Sara Lee says its retail price follows structural changes in the purchase price of green coffee, and is, for example, down 18% since 1998 in the Netherlands.
But these statements don't sit well with Denis Sedieu, economist for the International Coffee Organization, which represents consumers and producers. He said that "for most (roasters) this is a good opportunity and (low prices) aren't against their interests."
Likewise, Swiss coffee consultant Walter Zwald believes that a roaster processing 1 million 60-kilogram bags of coffee is $80 million better off this year than last because of the lower raw coffee price. The big three roasters each process more than 10 million bags of coffee a year.
"All Or Nothing" Response Seen From Roasters Critics aren't yet agreed on what, if anything, roasters should do to help alleviate the worsening financial situation for coffee farmers.
"I don't think that roasters should act as a charity but... there should be changes to the long-term imbalances in the market such as the growing monopoly of the majors and the fragmentation of producers," said the ACPC's Kufuor.
She added that rising ethical concern among consumers, gives producers "a lot of room" to get roasters to change course on their pricing policies.
Coffee consultant Zwald is also appealing to manufacturer concern about negative publicity to seek a $1 a bag donation for a worldwide coffee fund which would fund relief projects in producing and consuming countries.
"The consumer pays more and more attention to social and ethical concerns" so the industry needs to be proactive to avoid a public relations disaster stemming from the desperate circumstances of growers, he said.

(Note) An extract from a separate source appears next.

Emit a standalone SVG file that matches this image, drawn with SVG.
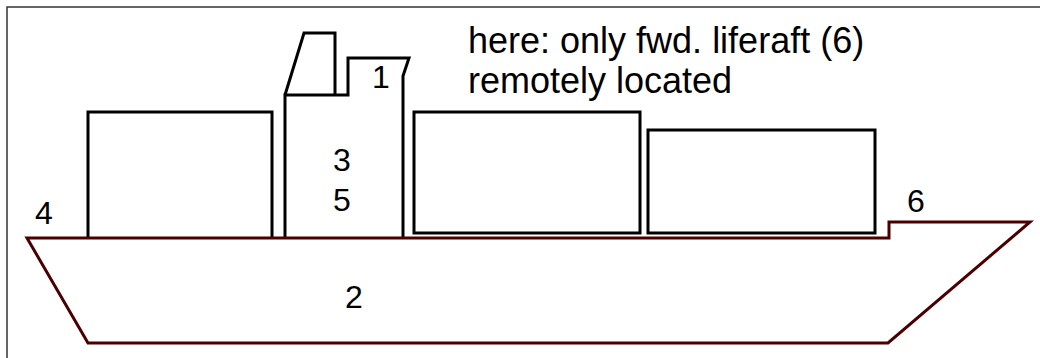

However, equity analysts and the ICO's Sedieu believe it will probably be an "all or nothing" response from roasters depending on the public response. If there's not a big push from consumers, then sympathy statements from roasters may be all the help farmers get.
Competition is such in the sector that individual roasters can't spend any substantial amount on changing the market situation if the others aren't, said Sedieu.
"Only if all market participants do the same, will Nestle" or other roasters decide to balance out the coffee profits, a second Swiss-based analyst agreed.
But with economists predicting at least three more years of low prices ahead, there's still plenty of time for this issue to run.